10. yıl! yani tam 10 yılını takip ettiğim bir küçük festival. kalbimde ayrı bir yeri olduğu kesin, hem kısa ve öz festivalleri sevdiğimden, hem soğukların istanbul’a yeni gelmeye başladığı günlerde kışa geçişi kolaylaştırdığından, hem de film seçkisini hemen her zaman beğendiğimden. bu seferki film ekimi’ni çok iyi takip ettiğimiz söylenemez belki ama açığımızı evden kapatıyoruz denebilir. sinemada izlediğimiz julia leigh’in sleeping beauty (uyuyan güzel) ve julie delpy’nin le skylab gökten bir uydu düştü) filmlerinden sonra evdeki seanslara lars von trier’nin aylardır merak ettiğimiz melancholia, cary fukunaga’nın jane eyre, nanni moretti’nin habemus papam ile devam ettik. sanırım film ekimi bizim evde daha birkaç gün daha sürecek :)
şimdiye kadar izlediklerimiz arasında melancholia en çok merak ettiğim film olduğundan ondan başlayayım: alışık olmadığımız türden bir “dünyanın sonu geldi” filmi, kısaca. filmin adını karakterlerin dalgalı ruh halleri, beklenmedik bir şeyler olacağı fazlasıyla “beklendik” olan iniş çıkışlarıyla karıştırırsanız çok yanılırsınız, çünkü burada melancholia çok daha elle tutulur, gözle görülür bir “şey”, dünyaya hızla yaklaşmakta olan masmavi bir gezegen ve, evet, sadece onların değil, insanlığın sonunu getirmesi olası. aslında trier’nin insanlığın yüzyıllardır en büyük dertlerinden olan bu melankoli konusunu böylesine biçimselleştirmiş olması epey hoşuma gitti. iki bölümden (charlotte gainsbourg’un canlandırdığı claire ve kirsten dunst’ın canlandırdığı justine karakterleri üstüne kurulu) oluşan melancholia tuhaf, tekinsiz, tedirgin edici, anlaşılmaz bir psikolojik-gerilim-üstü-felaket filmi. estetik ön planda, renkler, müzikler akılda kalıcı, narsisist olduğu kesin. ilk bölümü ünlüler geçidinden farksız: true blood‘ın eric northman’ı alexander skaasgard ve babası stellan skaasgard, udo kier, catherine rampling, 24‘ün jack bauer’ı kiefer sutherland, john hurt… arada bir saçma sapan açıklamalarda bulunsa da (yaratıcılıktan kaynaklanan deliliğe bağlıyorum bunu), bence, son kertede, lars von trier yine yapmış yapacağını.

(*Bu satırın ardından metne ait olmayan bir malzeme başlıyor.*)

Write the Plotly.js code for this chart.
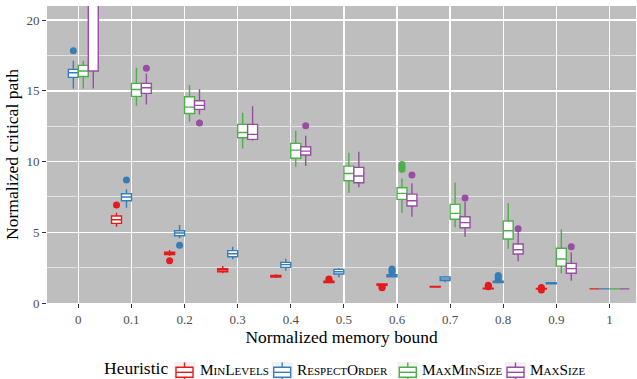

sleeping beauty‘den bahsetmek istemiyorum. koca bir sinema salonu dolusu insan bolca sıkıldık film boyunca. avustralyalılar bir yığın şey denemiş, ama hiçbirini tutturamamışlar.
jane eyre iyi bir edebiyat uyarlaması. başka da numarası yok bence. kitabı okuyalı o kadar uzun zaman oldu ki film uyarlamasını bu açıdan değerlendirmeme imkan yok. hikayenin sonunu yaz sonu televizyonda rastladığım çok eski bir hülya koçyiğit-ediz hun filmine benzettim bu arada. zaten, düşünürsek, fazlasıyla “türk filmi” bu jane eyre.
gelelim en eğlenceli bölüme: nanni moretti yüzümüzü bolca güldürdü habemus papam ile. senaryonun bir sürü eksiği, gediği, tutmayan, üstünde durulmamış yeri olsa da, moretti yine müthiş bir konu yakalamış. papa olmak üzere seçilen kararsız ve depresif peder (ya da kardinal mi demeli?) rolünde michel piccoli’yi izlemek harikaydı.